### DESCRIPTION OF THE TASK
From the listing that follows, output everything exactly except the pictures.

[start of PROVIDED DATA]

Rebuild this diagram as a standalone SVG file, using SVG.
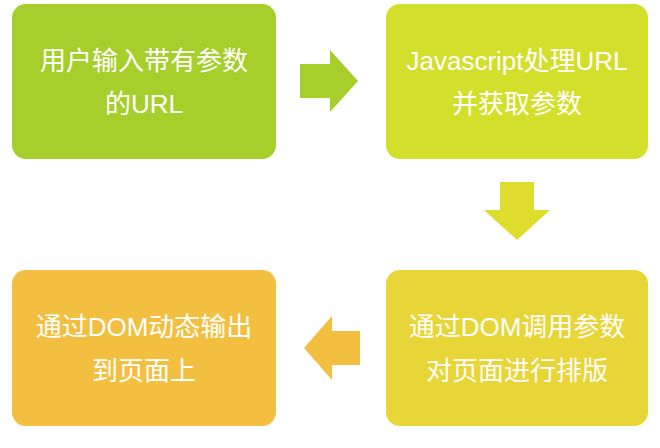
<svg xmlns="http://www.w3.org/2000/svg" width="660" height="448" viewBox="0 0 660 448">
<style>
text{font-family:"Liberation Sans","Noto Sans CJK SC",sans-serif;font-size:26px;fill:#fff;text-anchor:middle}
</style>
<rect width="660" height="448" fill="#fff"/>
<g id="n1"><rect x="12" y="4" width="264" height="155" rx="14" fill="#a6cf2b"/><text x="144" y="70">用户输入带有参数</text><text x="144" y="113">的URL</text></g>
<g id="n2"><rect x="386" y="4" width="262" height="155" rx="14" fill="#d2df2b"/><text x="517" y="70">Javascript处理URL</text><text x="517" y="113">并获取参数</text></g>
<g id="n3"><rect x="386" y="270" width="262" height="156" rx="14" fill="#e8d537"/><text x="517" y="336">通过DOM调用参数</text><text x="517" y="380">对页面进行排版</text></g>
<g id="n4"><rect x="12" y="270" width="264" height="156" rx="14" fill="#f3bf40"/><text x="144" y="336">通过DOM动态输出</text><text x="144" y="380">到页面上</text></g>
<g id="connectors">
<polygon points="300,64 330,64 330,50 358,81 330,112 330,98 300,98" fill="#a6cf2b"/>
<polygon points="500,182 534,182 534,210 550,210 517,240 484,210 500,210" fill="#dedc2c"/>
<polygon points="360,331 332,331 332,316 304,348 332,380 332,365 360,365" fill="#f3bf40"/>
</g>
</svg>
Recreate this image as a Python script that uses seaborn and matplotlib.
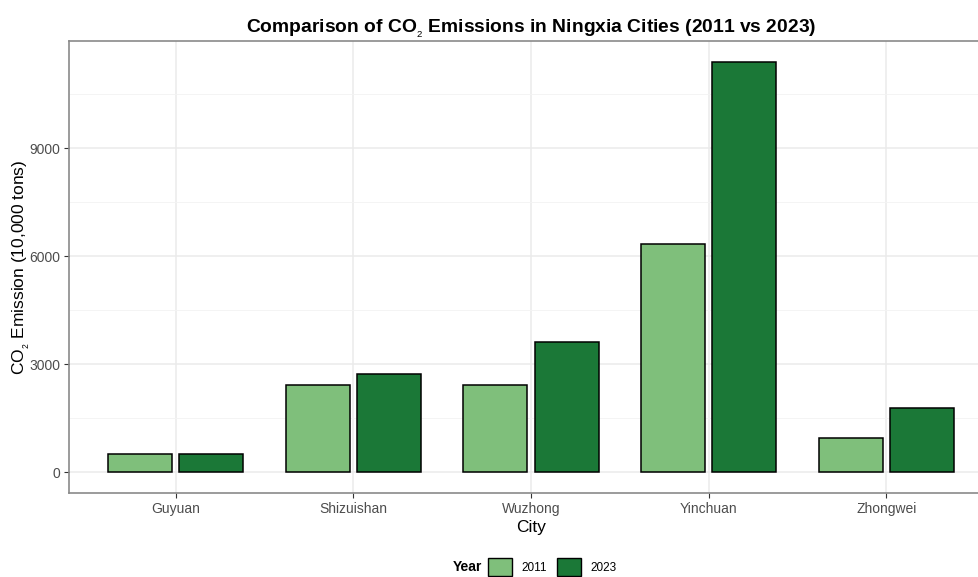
import pandas as pd
import seaborn as sns
import matplotlib.pyplot as plt
from matplotlib.patches import Patch
from matplotlib.ticker import MultipleLocator

# Data (10,000 tons)
cities = ["Guyuan", "Shizuishan", "Wuzhong", "Yinchuan", "Zhongwei"]
years = ["2011", "2023"]
emissions_2011 = [500, 2440, 2420, 6350, 970]
emissions_2023 = [500, 2735, 3630, 11410, 1795]
colors = ["#7fbf7b", "#1b7837"]

df = pd.DataFrame({
    "City": cities * 2,
    "Year": [years[0]] * len(cities) + [years[1]] * len(cities),
    "Emission": emissions_2011 + emissions_2023,
})

sns.set_theme(style="white")
plt.rcParams["font.family"] = ["Liberation Sans", "DejaVu Sans"]
plt.rcParams["mathtext.fontset"] = "custom"
plt.rcParams["mathtext.rm"] = "Liberation Sans"
plt.rcParams["text.color"] = "black"

fig = plt.figure(figsize=(9.79, 5.77), dpi=100)
ax = fig.add_axes([69 / 979, 1 - 493 / 577, 924 / 979, 452 / 577])

sns.barplot(data=df, x="City", y="Emission", hue="Year", palette=colors,
            saturation=1, width=0.8, gap=0.1, edgecolor="black", linewidth=1.1,
            legend=False, ax=ax, zorder=3)

# ggplot-like limits and grid
ymax = max(emissions_2023)
ax.set_ylim(-0.05 * ymax, 1.05 * ymax)
ax.set_xlim(-0.6, len(cities) - 0.4)
ax.yaxis.set_major_locator(MultipleLocator(3000))
ax.yaxis.set_minor_locator(MultipleLocator(1500))
ax.grid(True, which="major", color="#ebebeb", linewidth=1.1, zorder=0)
ax.grid(True, which="minor", axis="y", color="#f3f3f3", linewidth=0.6, zorder=0)
ax.set_axisbelow(True)

for s in ax.spines.values():
    s.set_color("#8a8a8a")
    s.set_linewidth(1.2)
ax.spines["right"].set_visible(False)

ax.tick_params(axis="both", which="major", length=3.5, width=0.8, color="#333333",
               labelsize=10, labelcolor="#4d4d4d", pad=3, bottom=True, left=True)
ax.tick_params(axis="y", which="minor", length=0)

ax.set_xlabel("City", fontsize=12.5, color="black", labelpad=3)
ax.set_ylabel("CO$_{_2}$ Emission (10,000 tons)", fontsize=12.5, color="black", labelpad=-2)
ax.set_title("Comparison of CO$_{_2}$ Emissions in Ningxia Cities (2011 vs 2023)",
             fontsize=13.9, fontweight="bold", color="black", pad=6, x=(531 - 69) / 924)

# bottom legend with title on the left
fig.text(482 / 979, 1 - 567 / 577, "Year", fontsize=10, fontweight="bold",
         color="black", ha="right", va="center")
handles = [Patch(facecolor=c, edgecolor="black", linewidth=1.0) for c in colors]
fig.legend(handles, years, loc="center left", bbox_to_anchor=(488 / 979, 1 - 567 / 577),
           ncol=2, frameon=False, fontsize=8.5, handlelength=2.0, handleheight=2.0,
           handletextpad=0.8, columnspacing=0.9, borderpad=0, borderaxespad=0)

fig.savefig("out.png", dpi=100)
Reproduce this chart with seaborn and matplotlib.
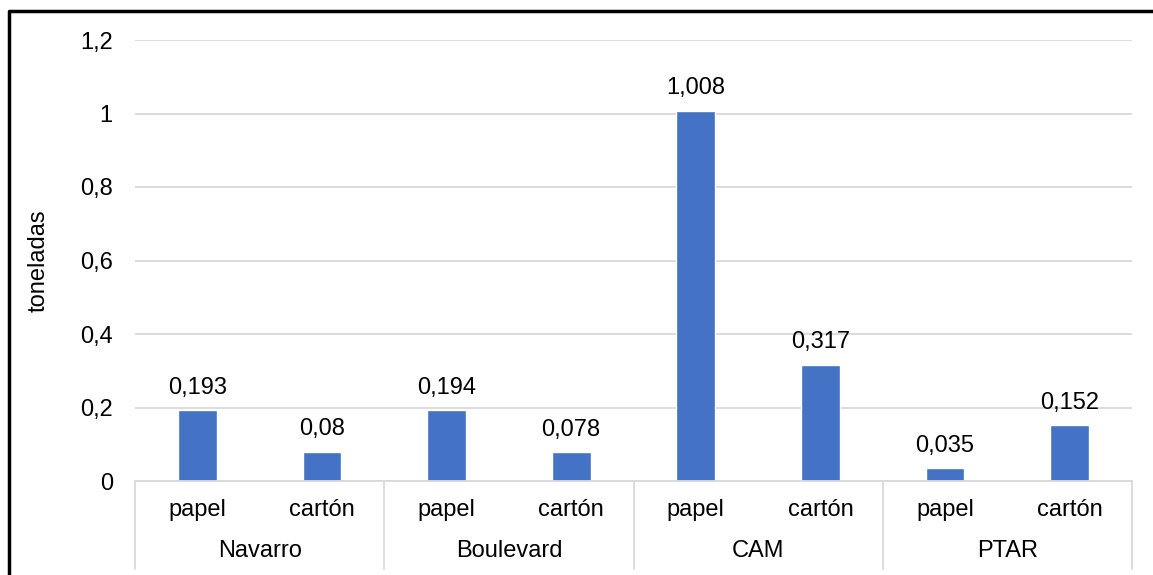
import matplotlib
matplotlib.use("Agg")
import matplotlib.pyplot as plt
from matplotlib.lines import Line2D
import seaborn as sns
import pandas as pd

groups = ["Navarro", "Boulevard", "CAM", "PTAR"]
materials = ["papel", "cartón"]
values = [0.193, 0.08, 0.194, 0.078, 1.008, 0.317, 0.035, 0.152]
value_labels = ["0,193", "0,08", "0,194", "0,078", "1,008", "0,317", "0,035", "0,152"]
yticks = [0, 0.2, 0.4, 0.6, 0.8, 1.0, 1.2]
ytick_labels = ["0", "0,2", "0,4", "0,6", "0,8", "1", "1,2"]

sns.set_theme(style="white")
plt.rcParams["font.family"] = ["Liberation Sans", "DejaVu Sans"]
plt.rcParams["text.color"] = "black"
plt.rcParams["ytick.color"] = "black"
plt.rcParams["axes.labelcolor"] = "black"

FS = 17

rows = []
for i, g in enumerate(groups):
    for j, m in enumerate(materials):
        rows.append({"pos": f"{g}-{m}", "grupo": g, "material": m,
                     "valor": values[i * len(materials) + j]})
df = pd.DataFrame(rows)

fig = plt.figure(figsize=(11.53, 5.75), dpi=100)
ax = fig.add_axes([135 / 1153, 1 - 481 / 575, (1132 - 135) / 1153, (481 - 40) / 575])

sns.barplot(data=df, x="pos", y="valor", order=list(df["pos"]), color="#4472C4",
            width=0.31, saturation=1, ax=ax)

ax.set_ylim(0, 1.2)
ax.set_xlim(-0.5, len(df) - 0.5)
ax.set_yticks(yticks)
ax.set_yticklabels(ytick_labels, fontsize=FS)
ax.tick_params(axis="y", length=0, pad=16)
ax.set_xticks([])
ax.set_xlabel("")
ax.set_ylabel("toneladas", fontsize=FS, labelpad=22)
ax.grid(axis="y", color="#D9D9D9", linewidth=1.3)
ax.set_axisbelow(True)
for s in ["top", "right", "left"]:
    ax.spines[s].set_visible(False)
ax.spines["bottom"].set_color("#D9D9D9")
ax.spines["bottom"].set_linewidth(1.3)

# etiquetas de valor
for k, (v, lab) in enumerate(zip(df["valor"], value_labels)):
    ax.annotate(lab, (k, v), xytext=(0, 8), textcoords="offset points",
                ha="center", va="bottom", fontsize=FS)

# eje de categorias en dos niveles
trans = ax.get_xaxis_transform()
for k, m in enumerate(df["material"]):
    ax.text(k, -0.066, m, transform=trans, ha="center", va="center", fontsize=FS)
n = len(materials)
for i, g in enumerate(groups):
    ax.text(i * n + (n - 1) / 2, -0.159, g, transform=trans, ha="center",
            va="center", fontsize=FS)
for i in range(len(groups) + 1):
    ax.add_line(Line2D([i * n - 0.5, i * n - 0.5], [0, -0.2], transform=trans,
                       color="#D9D9D9", linewidth=1.3, clip_on=False))

# borde negro
fig.add_artist(Line2D([9 / 1153, 9 / 1153, 1.0], [0, 1 - 11 / 575, 1 - 11 / 575],
                      transform=fig.transFigure, color="black", linewidth=2.5))

fig.savefig("out.png", dpi=100)
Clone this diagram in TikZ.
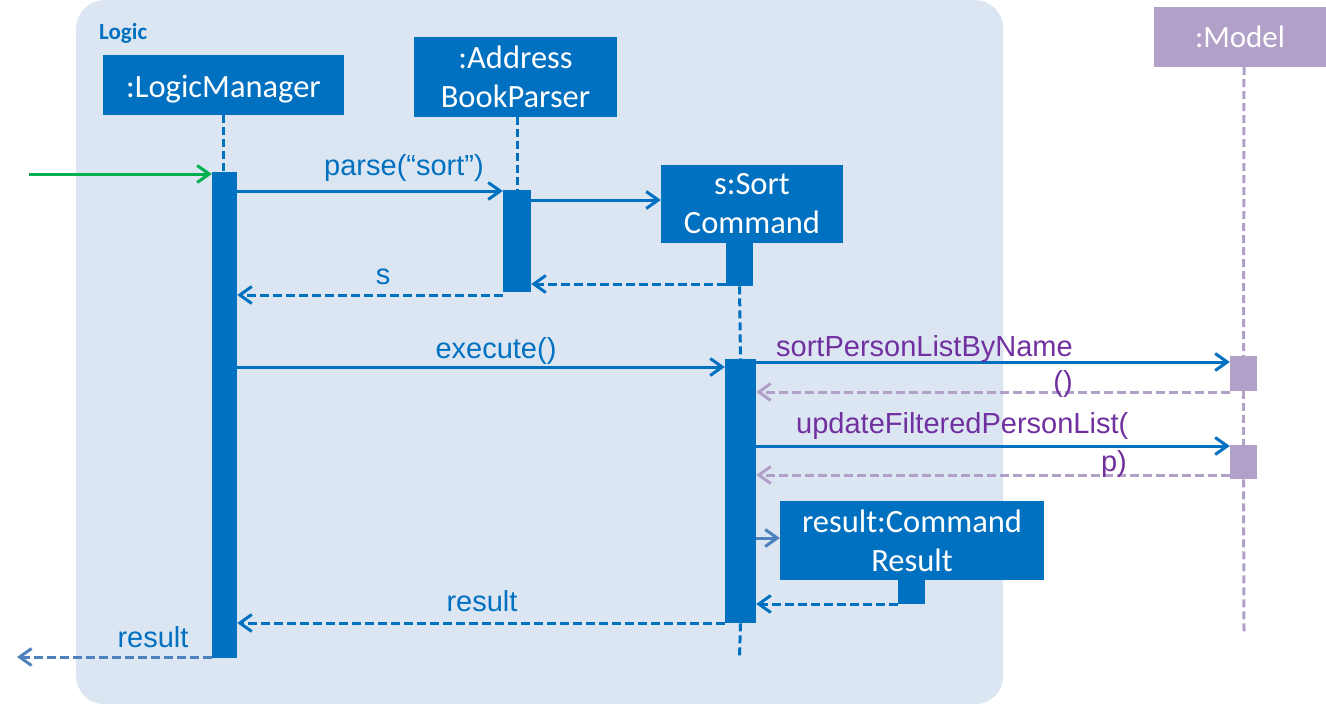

[end of PROVIDED DATA]

### THE REPLY
Rebuild this diagram as a standalone SVG file, using SVG.
<svg xmlns="http://www.w3.org/2000/svg" width="660" height="448" viewBox="0 0 660 448">
<style>
text{font-family:"Liberation Sans","Noto Sans CJK SC",sans-serif;font-size:26px;fill:#fff;text-anchor:middle}
</style>
<rect width="660" height="448" fill="#fff"/>
<g id="n1"><rect x="12" y="4" width="264" height="155" rx="14" fill="#a6cf2b"/><text x="144" y="70">用户输入带有参数</text><text x="144" y="113">的URL</text></g>
<g id="n2"><rect x="386" y="4" width="262" height="155" rx="14" fill="#d2df2b"/><text x="517" y="70">Javascript处理URL</text><text x="517" y="113">并获取参数</text></g>
<g id="n3"><rect x="386" y="270" width="262" height="156" rx="14" fill="#e8d537"/><text x="517" y="336">通过DOM调用参数</text><text x="517" y="380">对页面进行排版</text></g>
<g id="n4"><rect x="12" y="270" width="264" height="156" rx="14" fill="#f3bf40"/><text x="144" y="336">通过DOM动态输出</text><text x="144" y="380">到页面上</text></g>
<g id="connectors">
<polygon points="300,64 330,64 330,50 358,81 330,112 330,98 300,98" fill="#a6cf2b"/>
<polygon points="500,182 534,182 534,210 550,210 517,240 484,210 500,210" fill="#dedc2c"/>
<polygon points="360,331 332,331 332,316 304,348 332,380 332,365 360,365" fill="#f3bf40"/>
</g>
</svg>
Recreate this image as a Python script that uses seaborn and matplotlib.
import pandas as pd
import seaborn as sns
import matplotlib.pyplot as plt
from matplotlib.patches import Patch
from matplotlib.ticker import MultipleLocator

# Data (10,000 tons)
cities = ["Guyuan", "Shizuishan", "Wuzhong", "Yinchuan", "Zhongwei"]
years = ["2011", "2023"]
emissions_2011 = [500, 2440, 2420, 6350, 970]
emissions_2023 = [500, 2735, 3630, 11410, 1795]
colors = ["#7fbf7b", "#1b7837"]

df = pd.DataFrame({
    "City": cities * 2,
    "Year": [years[0]] * len(cities) + [years[1]] * len(cities),
    "Emission": emissions_2011 + emissions_2023,
})

sns.set_theme(style="white")
plt.rcParams["font.family"] = ["Liberation Sans", "DejaVu Sans"]
plt.rcParams["mathtext.fontset"] = "custom"
plt.rcParams["mathtext.rm"] = "Liberation Sans"
plt.rcParams["text.color"] = "black"

fig = plt.figure(figsize=(9.79, 5.77), dpi=100)
ax = fig.add_axes([69 / 979, 1 - 493 / 577, 924 / 979, 452 / 577])

sns.barplot(data=df, x="City", y="Emission", hue="Year", palette=colors,
            saturation=1, width=0.8, gap=0.1, edgecolor="black", linewidth=1.1,
            legend=False, ax=ax, zorder=3)

# ggplot-like limits and grid
ymax = max(emissions_2023)
ax.set_ylim(-0.05 * ymax, 1.05 * ymax)
ax.set_xlim(-0.6, len(cities) - 0.4)
ax.yaxis.set_major_locator(MultipleLocator(3000))
ax.yaxis.set_minor_locator(MultipleLocator(1500))
ax.grid(True, which="major", color="#ebebeb", linewidth=1.1, zorder=0)
ax.grid(True, which="minor", axis="y", color="#f3f3f3", linewidth=0.6, zorder=0)
ax.set_axisbelow(True)

for s in ax.spines.values():
    s.set_color("#8a8a8a")
    s.set_linewidth(1.2)
ax.spines["right"].set_visible(False)

ax.tick_params(axis="both", which="major", length=3.5, width=0.8, color="#333333",
               labelsize=10, labelcolor="#4d4d4d", pad=3, bottom=True, left=True)
ax.tick_params(axis="y", which="minor", length=0)

ax.set_xlabel("City", fontsize=12.5, color="black", labelpad=3)
ax.set_ylabel("CO$_{_2}$ Emission (10,000 tons)", fontsize=12.5, color="black", labelpad=-2)
ax.set_title("Comparison of CO$_{_2}$ Emissions in Ningxia Cities (2011 vs 2023)",
             fontsize=13.9, fontweight="bold", color="black", pad=6, x=(531 - 69) / 924)

# bottom legend with title on the left
fig.text(482 / 979, 1 - 567 / 577, "Year", fontsize=10, fontweight="bold",
         color="black", ha="right", va="center")
handles = [Patch(facecolor=c, edgecolor="black", linewidth=1.0) for c in colors]
fig.legend(handles, years, loc="center left", bbox_to_anchor=(488 / 979, 1 - 567 / 577),
           ncol=2, frameon=False, fontsize=8.5, handlelength=2.0, handleheight=2.0,
           handletextpad=0.8, columnspacing=0.9, borderpad=0, borderaxespad=0)

fig.savefig("out.png", dpi=100)
Reproduce this chart with seaborn and matplotlib.
import matplotlib
matplotlib.use("Agg")
import matplotlib.pyplot as plt
from matplotlib.lines import Line2D
import seaborn as sns
import pandas as pd

groups = ["Navarro", "Boulevard", "CAM", "PTAR"]
materials = ["papel", "cartón"]
values = [0.193, 0.08, 0.194, 0.078, 1.008, 0.317, 0.035, 0.152]
value_labels = ["0,193", "0,08", "0,194", "0,078", "1,008", "0,317", "0,035", "0,152"]
yticks = [0, 0.2, 0.4, 0.6, 0.8, 1.0, 1.2]
ytick_labels = ["0", "0,2", "0,4", "0,6", "0,8", "1", "1,2"]

sns.set_theme(style="white")
plt.rcParams["font.family"] = ["Liberation Sans", "DejaVu Sans"]
plt.rcParams["text.color"] = "black"
plt.rcParams["ytick.color"] = "black"
plt.rcParams["axes.labelcolor"] = "black"

FS = 17

rows = []
for i, g in enumerate(groups):
    for j, m in enumerate(materials):
        rows.append({"pos": f"{g}-{m}", "grupo": g, "material": m,
                     "valor": values[i * len(materials) + j]})
df = pd.DataFrame(rows)

fig = plt.figure(figsize=(11.53, 5.75), dpi=100)
ax = fig.add_axes([135 / 1153, 1 - 481 / 575, (1132 - 135) / 1153, (481 - 40) / 575])

sns.barplot(data=df, x="pos", y="valor", order=list(df["pos"]), color="#4472C4",
            width=0.31, saturation=1, ax=ax)

ax.set_ylim(0, 1.2)
ax.set_xlim(-0.5, len(df) - 0.5)
ax.set_yticks(yticks)
ax.set_yticklabels(ytick_labels, fontsize=FS)
ax.tick_params(axis="y", length=0, pad=16)
ax.set_xticks([])
ax.set_xlabel("")
ax.set_ylabel("toneladas", fontsize=FS, labelpad=22)
ax.grid(axis="y", color="#D9D9D9", linewidth=1.3)
ax.set_axisbelow(True)
for s in ["top", "right", "left"]:
    ax.spines[s].set_visible(False)
ax.spines["bottom"].set_color("#D9D9D9")
ax.spines["bottom"].set_linewidth(1.3)

# etiquetas de valor
for k, (v, lab) in enumerate(zip(df["valor"], value_labels)):
    ax.annotate(lab, (k, v), xytext=(0, 8), textcoords="offset points",
                ha="center", va="bottom", fontsize=FS)

# eje de categorias en dos niveles
trans = ax.get_xaxis_transform()
for k, m in enumerate(df["material"]):
    ax.text(k, -0.066, m, transform=trans, ha="center", va="center", fontsize=FS)
n = len(materials)
for i, g in enumerate(groups):
    ax.text(i * n + (n - 1) / 2, -0.159, g, transform=trans, ha="center",
            va="center", fontsize=FS)
for i in range(len(groups) + 1):
    ax.add_line(Line2D([i * n - 0.5, i * n - 0.5], [0, -0.2], transform=trans,
                       color="#D9D9D9", linewidth=1.3, clip_on=False))

# borde negro
fig.add_artist(Line2D([9 / 1153, 9 / 1153, 1.0], [0, 1 - 11 / 575, 1 - 11 / 575],
                      transform=fig.transFigure, color="black", linewidth=2.5))

fig.savefig("out.png", dpi=100)
Clone this diagram in TikZ.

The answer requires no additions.